The film does, in the end, address the ethical aspect of arresting people who are destined to commit a crime, albeit only after addressing the free will vs. fate question, which is a bit of a cheat as it changes the rules of the game before committing itself. The ethics of the scenario presented at the start of the film are still somewhat murky and dubious, but then again this is a quite dark and somewhat dystopian future. Also disturbing is the manner in which pre-crime is handled - those arrested are judged beforehand and incarcerated immediately in a facility where they experience hallucinatory visions for the duration of their imprisonment. Other disturbing elements of this future are the complete erosion of civil liberties, the forfeiture of privacy thanks to ubiquitous retinal scanning systems, massive social inequality, and the obnoxious encroachment of advertising into all walks of life. Hang on... did I say the future?

Tom Cruise is fairly good as a man with his back against a wall desperately struggling to stay ahead of his pursuers, though the emotional stuff relating to his son comes across as a little forced. Farrell is great as the cocky and ambitious FBI agent who, despite being an arrogant prick, is damned good at his job. Samantha Morton is the standout as the precog Agatha, seeming completely screwed up in the head but not in that showboating way that gets on your nerves. Max von Sydow is solid as the experienced and dignified mentor figure, while Kathryn Morris is fine as Anderton's wife. Also very memorable is Peter Stormare as an unhinged unlicensed surgeon Anderton turns to to get a new pair of eyes in order to avoid the ubiquitous biometric systems.

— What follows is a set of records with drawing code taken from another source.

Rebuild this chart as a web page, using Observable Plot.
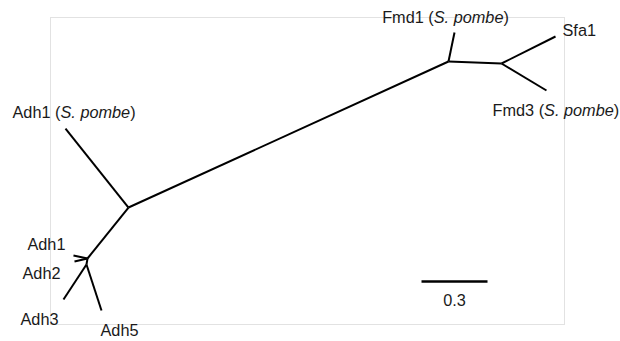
<!DOCTYPE html>
<html>
<head>
<meta charset="utf-8">
<script src="https://cdn.jsdelivr.net/npm/d3@7"></script>
<script src="https://cdn.jsdelivr.net/npm/@observablehq/plot@0.6"></script>
<style>
  html, body { margin: 0; padding: 0; background: #fff; }
  #chart svg { display: block; overflow: visible; }
</style>
</head>
<body>
<div id="chart"></div>
<script>
// Unrooted tree: node positions in branch-length units
const nodeNames = ["A", "B", "E", "Adh1", "Adh2", "Adh3", "Adh5", "Adh1Sp", "C", "Fmd1", "D", "Sfa1", "Fmd3"];
const nodeX = [0.3545, 0.1682, 0.1636, 0.1045, 0.1091, 0.0591, 0.2318, 0.0682, 1.8091, 1.8364, 2.0500, 2.2955, 2.2545];
const nodeY = [0.5318, 0.3000, 0.2727, 0.3136, 0.2864, 0.1136, 0.0636, 0.8909, 1.1955, 1.3273, 1.1864, 1.3091, 1.0636];

// Branches (parent -> child)
const edgeFrom = ["A", "B", "B", "B", "E", "E", "A", "A", "C", "C", "D", "D"];
const edgeTo   = ["B", "Adh1", "Adh2", "E", "Adh3", "Adh5", "Adh1Sp", "C", "Fmd1", "D", "Sfa1", "Fmd3"];

// Tip labels
const tipNodes  = ["Adh1Sp", "Fmd1", "Sfa1", "Fmd3", "Adh1", "Adh2", "Adh3", "Adh5"];
const tipLabels = ["Adh1 (S. pombe)", "Fmd1 (S. pombe)", "Sfa1", "Fmd3 (S. pombe)", "Adh1", "Adh2", "Adh3", "Adh5"];

// Scale bar
const scaleLength = 0.3;
const scaleLabel = "0.3";
const scaleStart = [1.6864, 0.1955];

// ---- presentation ----
const labelLayout = {
  "Adh1Sp": {anchor: "start",  dx: -53, dy: -16},
  "Fmd1":   {anchor: "middle", dx: -9,  dy: -15},
  "Sfa1":   {anchor: "start",  dx: 7,   dy: -6},
  "Fmd3":   {anchor: "start",  dx: -54, dy: 20},
  "Adh1":   {anchor: "end",    dx: -8,  dy: -11},
  "Adh2":   {anchor: "end",    dx: -14, dy: 12},
  "Adh3":   {anchor: "end",    dx: -5,  dy: 20},
  "Adh5":   {anchor: "start",  dx: -1,  dy: 20}
};

const pos = new Map(nodeNames.map((n, i) => [n, [nodeX[i], nodeY[i]]]));
const links = edgeFrom.map((f, i) => ({
  x1: pos.get(f)[0], y1: pos.get(f)[1],
  x2: pos.get(edgeTo[i])[0], y2: pos.get(edgeTo[i])[1]
}));
const tips = tipNodes.map((n, i) => ({
  x: pos.get(n)[0], y: pos.get(n)[1], label: tipLabels[i], node: n
}));

const W = 620, H = 341;
const mL = 50, mR = 56, mT = 17, mB = 17;
const pxPerUnit = 220;

const textMarks = tips.map(t =>
  Plot.text([t], {
    x: "x", y: "y", text: "label",
    textAnchor: labelLayout[t.node].anchor,
    dx: labelLayout[t.node].dx, dy: labelLayout[t.node].dy,
    fill: "#1a1a1a"
  })
);

const scaleBar = [{x1: scaleStart[0], x2: scaleStart[0] + scaleLength, y: scaleStart[1], label: scaleLabel}];

const chart = Plot.plot({
  width: W, height: H,
  marginLeft: mL, marginRight: mR, marginTop: mT, marginBottom: mB,
  x: {domain: [0, (W - mL - mR) / pxPerUnit], axis: null},
  y: {domain: [0, (H - mT - mB) / pxPerUnit], axis: null},
  style: {fontFamily: "'Liberation Sans', Arial, sans-serif", fontSize: "16.3px", background: "#fff", color: "#1a1a1a"},
  marks: [
    Plot.frame({stroke: "#e2e2e2", strokeWidth: 1}),
    Plot.link(links, {x1: "x1", y1: "y1", x2: "x2", y2: "y2", stroke: "#000", strokeWidth: 2, strokeLinecap: "butt"}),
    Plot.link(scaleBar, {x1: "x1", x2: "x2", y1: "y", y2: "y", stroke: "#000", strokeWidth: 2.6}),
    Plot.text(scaleBar, {x: d => (d.x1 + d.x2) / 2, y: "y", text: "label", dy: 19, fill: "#1a1a1a"}),
    ...textMarks
  ]
});

// italicize species names
d3.select(chart).selectAll("text").each(function() {
  const el = this;
  if (el.querySelector("tspan")) return;
  const s = el.textContent;
  const m = s.match(/^(.*\()(S\. pombe)(\))$/);
  if (m) {
    el.textContent = "";
    const sel = d3.select(el);
    sel.append("tspan").text(m[1]);
    sel.append("tspan").attr("font-style", "italic").text(m[2]);
    sel.append("tspan").text(m[3]);
  }
});

document.getElementById("chart").appendChild(chart);
</script>
</body>
</html>
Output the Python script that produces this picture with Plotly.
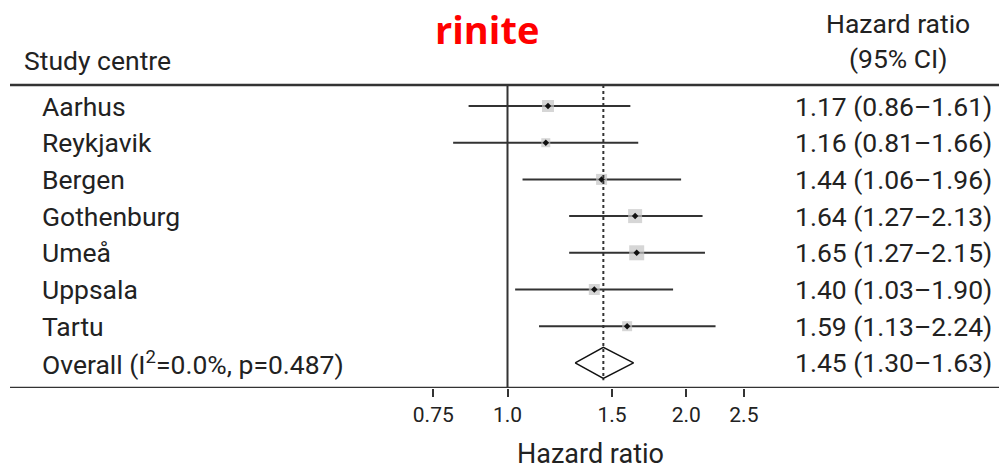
import plotly.graph_objects as go
import math

# ---- data ----
centres = ["Aarhus", "Reykjavik", "Bergen", "Gothenburg", "Umeå", "Uppsala", "Tartu"]
hr = [1.17, 1.16, 1.44, 1.64, 1.65, 1.40, 1.59]
lo = [0.86, 0.81, 1.06, 1.27, 1.27, 1.03, 1.13]
hi = [1.61, 1.66, 1.96, 2.13, 2.15, 1.90, 2.24]
weights = [12, 9, 11, 14, 15, 11, 10]  # relative study weights (box size)
overall_label = "Overall (I<sup>2</sup>=0.0%, p=0.487)"
overall = [1.45, 1.30, 1.63]
tick_vals = [0.75, 1.0, 1.5, 2.0, 2.5]
tick_text = ["0.75", "1.0", "1.5", "2.0", "2.5"]

W, H = 999, 472
PLOT_BOTTOM = 388  # px where the x axis sits
ROW0_PX, ROW_STEP = 106, 36.7
PX_PER_DECADE = 594.0
X_ONE_PX = 507.5

def px_to_row(py):
    return (py - ROW0_PX) / ROW_STEP

def px_to_paper_y(py):
    return 1 - py / PLOT_BOTTOM

n = len(centres)
rows = list(range(n))
ov_row = n

x_range = [-X_ONE_PX / PX_PER_DECADE, (W - X_ONE_PX) / PX_PER_DECADE]
y_range = [px_to_row(PLOT_BOTTOM), px_to_row(0)]

line_col = "#333333"
FONT = "Roboto"

fig = go.Figure()

# CI lines
cx, cy = [], []
for i in rows:
    cx += [lo[i], hi[i], None]
    cy += [i, i, None]
fig.add_trace(go.Scatter(x=cx, y=cy, mode="lines", line=dict(color=line_col, width=2),
                         hoverinfo="skip", showlegend=False))
# weighted boxes
fig.add_trace(go.Scatter(x=hr, y=rows, mode="markers",
                         marker=dict(symbol="square", size=weights, color="#c4c4c4",
                                     line=dict(width=0)),
                         showlegend=False))
# point estimates
fig.add_trace(go.Scatter(x=hr, y=rows, mode="markers",
                         marker=dict(symbol="diamond", size=5, color="#111111"),
                         showlegend=False))

# overall diamond
half = 15.5 / ROW_STEP
fig.add_trace(go.Scatter(x=[overall[1], overall[0], overall[2], overall[0], overall[1]],
                         y=[ov_row, ov_row - half, ov_row, ov_row + half, ov_row],
                         mode="lines", fill="toself", fillcolor="white",
                         line=dict(color="#111111", width=1.5), showlegend=False))

# reference lines
top_row = px_to_row(85)
fig.add_shape(type="line", xref="x", yref="y", x0=1.0, x1=1.0, y0=top_row, y1=px_to_row(PLOT_BOTTOM),
              line=dict(color=line_col, width=2))
fig.add_shape(type="line", xref="x", yref="y", x0=overall[0], x1=overall[0], y0=top_row,
              y1=ov_row + half + 0.05, line=dict(color=line_col, width=2, dash="3px,3px"))
fig.add_shape(type="line", xref="paper", yref="y", x0=10 / W, x1=1, y0=top_row, y1=top_row,
              line=dict(color=line_col, width=2.5))
fig.add_shape(type="line", xref="paper", yref="y", x0=10 / W, x1=1,
              y0=px_to_row(PLOT_BOTTOM), y1=px_to_row(PLOT_BOTTOM),
              line=dict(color=line_col, width=2.5))

anns = []
labels = centres + [overall_label]
ci_text = [f"{hr[i]:.2f} ({lo[i]:.2f}–{hi[i]:.2f})" for i in rows] + \
          [f"{overall[0]:.2f} ({overall[1]:.2f}–{overall[2]:.2f})"]
for i, (lab, ci) in enumerate(zip(labels, ci_text)):
    anns.append(dict(x=40 / W, xref="paper", y=i, yref="y", text=lab, xanchor="left",
                     yanchor="middle", showarrow=False, font=dict(size=26.5, color="#222", family=FONT)))
    anns.append(dict(x=994 / W, xref="paper", y=i, yref="y", text=ci, xanchor="right",
                     yanchor="middle", showarrow=False, font=dict(size=26.5, color="#222", family=FONT)))

anns.append(dict(x=22 / W, xref="paper", y=px_to_paper_y(60), yref="paper", text="Study centre",
                 xanchor="left", yanchor="middle", showarrow=False,
                 font=dict(size=26.5, color="#222", family=FONT)))
anns.append(dict(x=898 / W, xref="paper", y=px_to_paper_y(23), yref="paper", text="Hazard ratio",
                 xanchor="center", yanchor="middle", showarrow=False,
                 font=dict(size=26.5, color="#222", family=FONT)))
anns.append(dict(x=898 / W, xref="paper", y=px_to_paper_y(58), yref="paper", text="(95% CI)",
                 xanchor="center", yanchor="middle", showarrow=False,
                 font=dict(size=26.5, color="#222", family=FONT)))
anns.append(dict(x=590 / W, xref="paper", y=px_to_paper_y(472), yref="paper", text="Hazard ratio",
                 xanchor="center", yanchor="bottom", showarrow=False,
                 font=dict(size=27, color="#222", family=FONT)))
anns.append(dict(x=487 / W, xref="paper", y=px_to_paper_y(29), yref="paper", text="<b>rinite</b>",
                 xanchor="center", yanchor="middle", showarrow=False,
                 font=dict(size=38, color="#ff0000", family="Open Sans")))

fig.update_layout(
    width=W, height=H,
    margin=dict(l=0, r=0, t=0, b=H - PLOT_BOTTOM),
    paper_bgcolor="white", plot_bgcolor="white",
    showlegend=False,
    annotations=anns,
    xaxis=dict(type="log", range=x_range, tickvals=tick_vals, ticktext=tick_text,
               ticks="outside", ticklen=8, tickwidth=2, tickcolor=line_col,
               showgrid=False, zeroline=False, showline=False,
               tickfont=dict(size=21, color="#222", family=FONT), fixedrange=True),
    yaxis=dict(range=y_range, showticklabels=False, showgrid=False, zeroline=False,
               showline=False, ticks="", fixedrange=True),
)

fig.write_html("out.html")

Visually the film has a very distinctive, bleak look completely drained of colour that matches the generally dark and sometimes grungy atmosphere of the film and makes it very arresting. At a design level, much of the technology in this future is fantastic, such as the autopilot cars that drive up buildings right to an apartment, the re-usable digital newspapers, the funky computer user interfaces, the holographic display technology, and the virtual reality systems. Sadly, some of it is also kinda silly - like, for instance, the vomit sticks that cause their targets to... vomit. Why would you design something like that? The crawly mechanical spiders that are used in one scene are cool but have a little too much of a cutesy personality to them that rings false. And then there's the flying around on jetpacks that seems to serve no purpose other than to create an admittedly quite entertaining chase scene. That scene actually highlighted one of my beefs with the film - Spielberg's inconsistent tone that mixes a serious thriller atmosphere with jarringly out of place humour that takes you right out of the film. Overall though, the film is well directed and is suspenseful and exciting. The excellent special effects and fairly decent musical score (again, somewhat uneven from John Williams) round out what is a very slick package.

'Minority Report' is a very good film that has a few annoying flaws that almost ruin it for me. I don't like it much, and I think that its sci-fi trappings are often window dressing for a thriller and not integral to the story or all that well thought out, leading to some lapses in logic - a criticism I lay at the feet of the writers, since the film excels in almost every other regard. It's definitely a worthwhile cinematic experience, and judging from other opinions my relatively mixed review is something of a minority report itself (sorry, I couldn't resist).